### Supplied information
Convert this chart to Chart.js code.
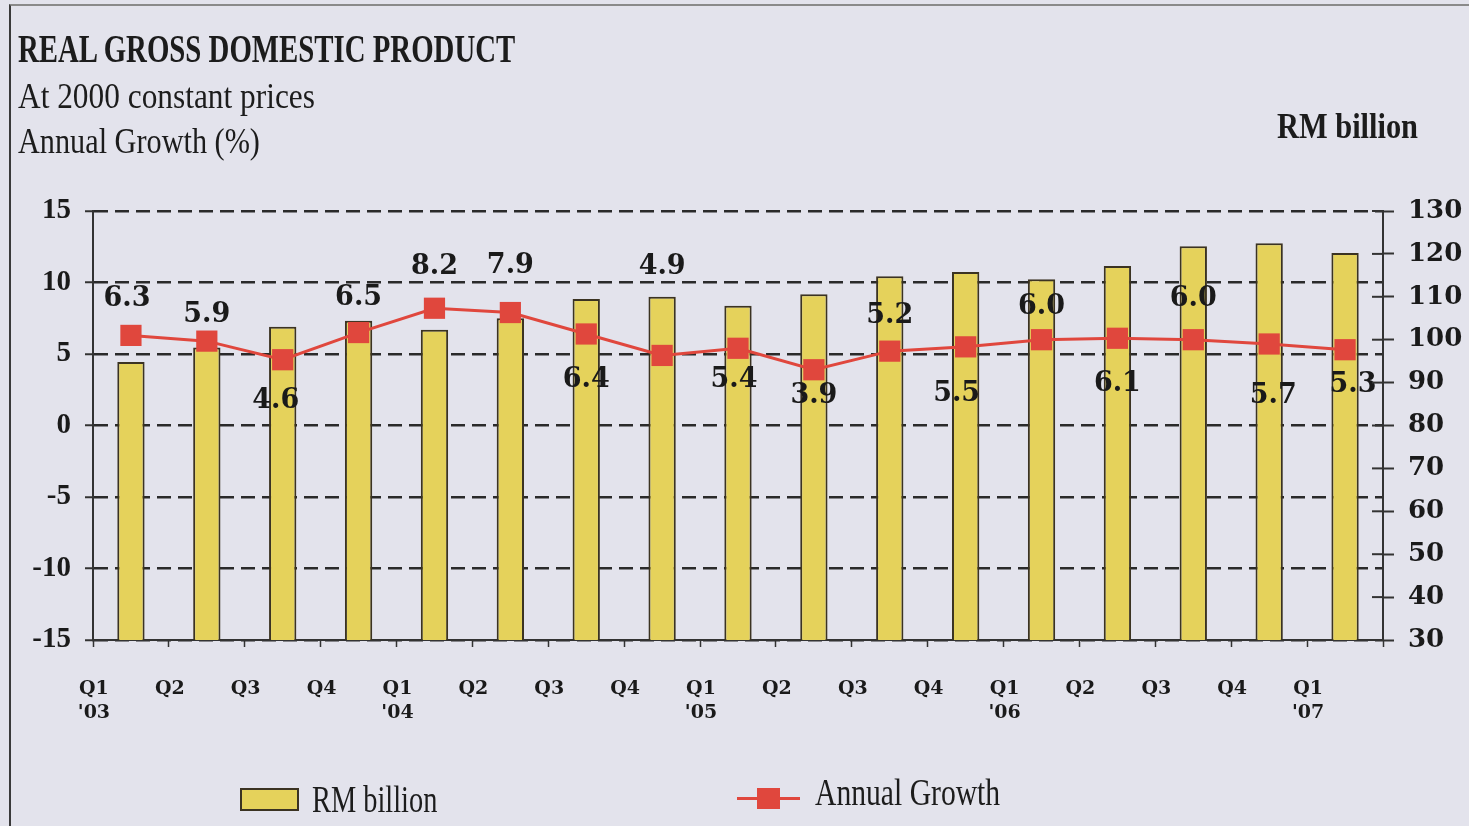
<!DOCTYPE html>
<html>
<head>
<meta charset="utf-8">
<script src="https://cdn.jsdelivr.net/npm/chart.js@4"></script>
<style>
  html, body { margin: 0; padding: 0; }
  body { width: 1469px; height: 826px; background: #e3e3ec; position: relative; overflow: hidden; }
  #frame { position: absolute; left: 9px; top: 4px; width: 1480px; height: 900px; border-left: 2px solid #3a3a3a; border-top: 2px solid #8a8a8a; }
  canvas { position: absolute; left: 0; top: 0; }
  .txt { position: absolute; white-space: nowrap; line-height: 1; color: #1c1c1c; transform-origin: 0 0; font-family: "Liberation Serif", serif; }
  .b { font-weight: bold; }
  .key { position: absolute; }
</style>
</head>
<body>
<div id="frame"></div>
<canvas id="chart" width="1469" height="826"></canvas>

<div class="txt b" id="t1" style="left:18px; top:28px; font-size:41px;" data-w="497">REAL GROSS DOMESTIC PRODUCT</div>
<div class="txt" id="t2" style="left:18px; top:78px; font-size:36px;" data-w="297">At 2000 constant prices</div>
<div class="txt" id="t3" style="left:18px; top:123px; font-size:36px;" data-w="242">Annual Growth (%)</div>
<div class="txt b" id="t4" style="left:1277px; top:108px; font-size:36px;" data-w="141">RM billion</div>

<div class="key" style="left:240px; top:788px; width:55px; height:19px; background:#e5d25b; border:2px solid #3b3322;"></div>
<div class="txt" id="l1" style="left:312px; top:781px; font-size:37px;" data-w="125">RM billion</div>
<div class="key" style="left:737px; top:797px; width:63px; height:3px; background:#e0473d;"></div>
<div class="key" style="left:757px; top:788px; width:23px; height:21px; background:#e0473d;"></div>
<div class="txt" id="l2" style="left:815px; top:774px; font-size:37px;" data-w="185">Annual Growth</div>

<script>
const quarters = ["Q1", "Q2", "Q3", "Q4", "Q1", "Q2", "Q3", "Q4", "Q1", "Q2", "Q3", "Q4", "Q1", "Q2", "Q3", "Q4", "Q1"];
const years = ["'03", "", "", "", "'04", "", "", "", "'05", "", "", "", "'06", "", "", "", "'07"];
const gdpBillion = [94.8, 98.2, 103.0, 104.4, 102.3, 105.0, 109.5, 110.0, 107.9, 110.6, 114.8, 115.8, 114.1, 117.2, 121.8, 122.5, 120.2];
const annualGrowth = [6.3, 5.9, 4.6, 6.5, 8.2, 7.9, 6.4, 4.9, 5.4, 3.9, 5.2, 5.5, 6.0, 6.1, 6.0, 5.7, 5.3];

// where each value label sits relative to its marker (px)
const labelDy = [-36, -26, 41, -35, -41, -47, 46, -88, 32, 26, -35, 47, -33, 46, -41, 52, 35];
const labelDx = [-4, 0, -7, 0, 0, 0, 0, 0, -4, 0, 0, -9, 0, 0, 0, 4, 8];

const labels = quarters.map((q, i) => years[i] ? [q, years[i]] : q);

// fit the condensed-looking heading texts to their widths
document.querySelectorAll(".txt").forEach(el => {
  const w = +el.dataset.w;
  el.style.transform = `scaleX(${w / el.offsetWidth})`;
});

const valueLabels = {
  id: "valueLabels",
  afterDatasetsDraw(chart) {
    const ctx = chart.ctx;
    const meta = chart.getDatasetMeta(1);
    ctx.save();
    ctx.font = "bold 27px 'DejaVu Serif'";
    ctx.fillStyle = "#1a1a1a";
    ctx.textAlign = "center";
    ctx.textBaseline = "middle";
    meta.data.forEach((pt, i) => {
      ctx.fillText(annualGrowth[i].toFixed(1), pt.x + labelDx[i], pt.y + labelDy[i]);
    });
    ctx.restore();
  }
};

// right axis ticks cross the axis line
const innerTicks = {
  id: "innerTicks",
  afterDraw(chart) {
    const sc = chart.scales.y2;
    const ctx = chart.ctx;
    ctx.save();
    ctx.strokeStyle = "#333";
    ctx.lineWidth = 2;
    sc.ticks.forEach((t, i) => {
      const y = sc.getPixelForTick(i);
      ctx.beginPath();
      ctx.moveTo(sc.left - 11, y);
      ctx.lineTo(sc.left, y);
      ctx.stroke();
    });
    ctx.restore();
  }
};

new Chart(document.getElementById("chart"), {
  data: {
    labels: labels,
    datasets: [
      {
        type: "bar",
        label: "RM billion",
        data: gdpBillion,
        yAxisID: "y2",
        backgroundColor: "#e5d25b",
        borderColor: "#3b3322",
        borderWidth: 2,
        barPercentage: 0.36,
        categoryPercentage: 1,
        order: 2
      },
      {
        type: "line",
        label: "Annual Growth",
        data: annualGrowth,
        yAxisID: "y",
        borderColor: "#e0473d",
        borderWidth: 3,
        pointStyle: "rect",
        pointRadius: 15,
        pointBackgroundColor: "#e0473d",
        pointBorderWidth: 0,
        tension: 0,
        order: 1
      }
    ]
  },
  options: {
    responsive: false,
    animation: false,
    layout: { padding: { top: 211, left: 0, right: 0, bottom: 0 } },
    plugins: {
      legend: { display: false },
      tooltip: { enabled: false },
      title: { display: false }
    },
    scales: {
      x: {
        offset: true,
        afterFit: (s) => { s.height = 186; },
        grid: { drawOnChartArea: false, offset: true, tickLength: 7, tickColor: "#333", tickWidth: 1.5 },
        border: { display: true, color: "#333", width: 2 },
        ticks: {
          maxRotation: 0,
          autoSkip: false,
          labelOffset: -37,
          padding: 30,
          color: "#1a1a1a",
          font: { family: "DejaVu Serif", weight: "bold", size: 19, lineHeight: 1.25 }
        }
      },
      y: {
        position: "left",
        min: -15,
        max: 15,
        afterFit: (s) => { s.width = 93; },
        ticks: {
          stepSize: 5,
          padding: 14,
          color: "#1a1a1a",
          font: { family: "Liberation Serif", weight: "bold", size: 29 }
        },
        grid: { color: "#2a2a2a", lineWidth: 2.5, tickLength: 8, tickColor: "#333", tickWidth: 2 },
        border: { display: true, color: "#333", width: 2, dash: [14, 7] }
      },
      y2: {
        position: "right",
        min: 30,
        max: 130,
        afterFit: (s) => { s.width = 86; },
        ticks: {
          stepSize: 10,
          padding: 14,
          color: "#1a1a1a",
          font: { family: "DejaVu Serif", weight: "bold", size: 26 }
        },
        grid: { drawOnChartArea: false, tickLength: 11, tickColor: "#333", tickWidth: 2 },
        border: { display: true, color: "#333", width: 2 }
      }
    }
  },
  plugins: [valueLabels, innerTicks]
});
</script>
</body>
</html>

### Exercise directions
Copy each line above precisely, dropping the pictures.

### Complete answer
Convert this chart to Chart.js code.
<!DOCTYPE html>
<html>
<head>
<meta charset="utf-8">
<script src="https://cdn.jsdelivr.net/npm/chart.js@4"></script>
<style>
  html, body { margin: 0; padding: 0; }
  body { width: 1469px; height: 826px; background: #e3e3ec; position: relative; overflow: hidden; }
  #frame { position: absolute; left: 9px; top: 4px; width: 1480px; height: 900px; border-left: 2px solid #3a3a3a; border-top: 2px solid #8a8a8a; }
  canvas { position: absolute; left: 0; top: 0; }
  .txt { position: absolute; white-space: nowrap; line-height: 1; color: #1c1c1c; transform-origin: 0 0; font-family: "Liberation Serif", serif; }
  .b { font-weight: bold; }
  .key { position: absolute; }
</style>
</head>
<body>
<div id="frame"></div>
<canvas id="chart" width="1469" height="826"></canvas>

<div class="txt b" id="t1" style="left:18px; top:28px; font-size:41px;" data-w="497">REAL GROSS DOMESTIC PRODUCT</div>
<div class="txt" id="t2" style="left:18px; top:78px; font-size:36px;" data-w="297">At 2000 constant prices</div>
<div class="txt" id="t3" style="left:18px; top:123px; font-size:36px;" data-w="242">Annual Growth (%)</div>
<div class="txt b" id="t4" style="left:1277px; top:108px; font-size:36px;" data-w="141">RM billion</div>

<div class="key" style="left:240px; top:788px; width:55px; height:19px; background:#e5d25b; border:2px solid #3b3322;"></div>
<div class="txt" id="l1" style="left:312px; top:781px; font-size:37px;" data-w="125">RM billion</div>
<div class="key" style="left:737px; top:797px; width:63px; height:3px; background:#e0473d;"></div>
<div class="key" style="left:757px; top:788px; width:23px; height:21px; background:#e0473d;"></div>
<div class="txt" id="l2" style="left:815px; top:774px; font-size:37px;" data-w="185">Annual Growth</div>

<script>
const quarters = ["Q1", "Q2", "Q3", "Q4", "Q1", "Q2", "Q3", "Q4", "Q1", "Q2", "Q3", "Q4", "Q1", "Q2", "Q3", "Q4", "Q1"];
const years = ["'03", "", "", "", "'04", "", "", "", "'05", "", "", "", "'06", "", "", "", "'07"];
const gdpBillion = [94.8, 98.2, 103.0, 104.4, 102.3, 105.0, 109.5, 110.0, 107.9, 110.6, 114.8, 115.8, 114.1, 117.2, 121.8, 122.5, 120.2];
const annualGrowth = [6.3, 5.9, 4.6, 6.5, 8.2, 7.9, 6.4, 4.9, 5.4, 3.9, 5.2, 5.5, 6.0, 6.1, 6.0, 5.7, 5.3];

// where each value label sits relative to its marker (px)
const labelDy = [-36, -26, 41, -35, -41, -47, 46, -88, 32, 26, -35, 47, -33, 46, -41, 52, 35];
const labelDx = [-4, 0, -7, 0, 0, 0, 0, 0, -4, 0, 0, -9, 0, 0, 0, 4, 8];

const labels = quarters.map((q, i) => years[i] ? [q, years[i]] : q);

// fit the condensed-looking heading texts to their widths
document.querySelectorAll(".txt").forEach(el => {
  const w = +el.dataset.w;
  el.style.transform = `scaleX(${w / el.offsetWidth})`;
});

const valueLabels = {
  id: "valueLabels",
  afterDatasetsDraw(chart) {
    const ctx = chart.ctx;
    const meta = chart.getDatasetMeta(1);
    ctx.save();
    ctx.font = "bold 27px 'DejaVu Serif'";
    ctx.fillStyle = "#1a1a1a";
    ctx.textAlign = "center";
    ctx.textBaseline = "middle";
    meta.data.forEach((pt, i) => {
      ctx.fillText(annualGrowth[i].toFixed(1), pt.x + labelDx[i], pt.y + labelDy[i]);
    });
    ctx.restore();
  }
};

// right axis ticks cross the axis line
const innerTicks = {
  id: "innerTicks",
  afterDraw(chart) {
    const sc = chart.scales.y2;
    const ctx = chart.ctx;
    ctx.save();
    ctx.strokeStyle = "#333";
    ctx.lineWidth = 2;
    sc.ticks.forEach((t, i) => {
      const y = sc.getPixelForTick(i);
      ctx.beginPath();
      ctx.moveTo(sc.left - 11, y);
      ctx.lineTo(sc.left, y);
      ctx.stroke();
    });
    ctx.restore();
  }
};

new Chart(document.getElementById("chart"), {
  data: {
    labels: labels,
    datasets: [
      {
        type: "bar",
        label: "RM billion",
        data: gdpBillion,
        yAxisID: "y2",
        backgroundColor: "#e5d25b",
        borderColor: "#3b3322",
        borderWidth: 2,
        barPercentage: 0.36,
        categoryPercentage: 1,
        order: 2
      },
      {
        type: "line",
        label: "Annual Growth",
        data: annualGrowth,
        yAxisID: "y",
        borderColor: "#e0473d",
        borderWidth: 3,
        pointStyle: "rect",
        pointRadius: 15,
        pointBackgroundColor: "#e0473d",
        pointBorderWidth: 0,
        tension: 0,
        order: 1
      }
    ]
  },
  options: {
    responsive: false,
    animation: false,
    layout: { padding: { top: 211, left: 0, right: 0, bottom: 0 } },
    plugins: {
      legend: { display: false },
      tooltip: { enabled: false },
      title: { display: false }
    },
    scales: {
      x: {
        offset: true,
        afterFit: (s) => { s.height = 186; },
        grid: { drawOnChartArea: false, offset: true, tickLength: 7, tickColor: "#333", tickWidth: 1.5 },
        border: { display: true, color: "#333", width: 2 },
        ticks: {
          maxRotation: 0,
          autoSkip: false,
          labelOffset: -37,
          padding: 30,
          color: "#1a1a1a",
          font: { family: "DejaVu Serif", weight: "bold", size: 19, lineHeight: 1.25 }
        }
      },
      y: {
        position: "left",
        min: -15,
        max: 15,
        afterFit: (s) => { s.width = 93; },
        ticks: {
          stepSize: 5,
          padding: 14,
          color: "#1a1a1a",
          font: { family: "Liberation Serif", weight: "bold", size: 29 }
        },
        grid: { color: "#2a2a2a", lineWidth: 2.5, tickLength: 8, tickColor: "#333", tickWidth: 2 },
        border: { display: true, color: "#333", width: 2, dash: [14, 7] }
      },
      y2: {
        position: "right",
        min: 30,
        max: 130,
        afterFit: (s) => { s.width = 86; },
        ticks: {
          stepSize: 10,
          padding: 14,
          color: "#1a1a1a",
          font: { family: "DejaVu Serif", weight: "bold", size: 26 }
        },
        grid: { drawOnChartArea: false, tickLength: 11, tickColor: "#333", tickWidth: 2 },
        border: { display: true, color: "#333", width: 2 }
      }
    }
  },
  plugins: [valueLabels, innerTicks]
});
</script>
</body>
</html>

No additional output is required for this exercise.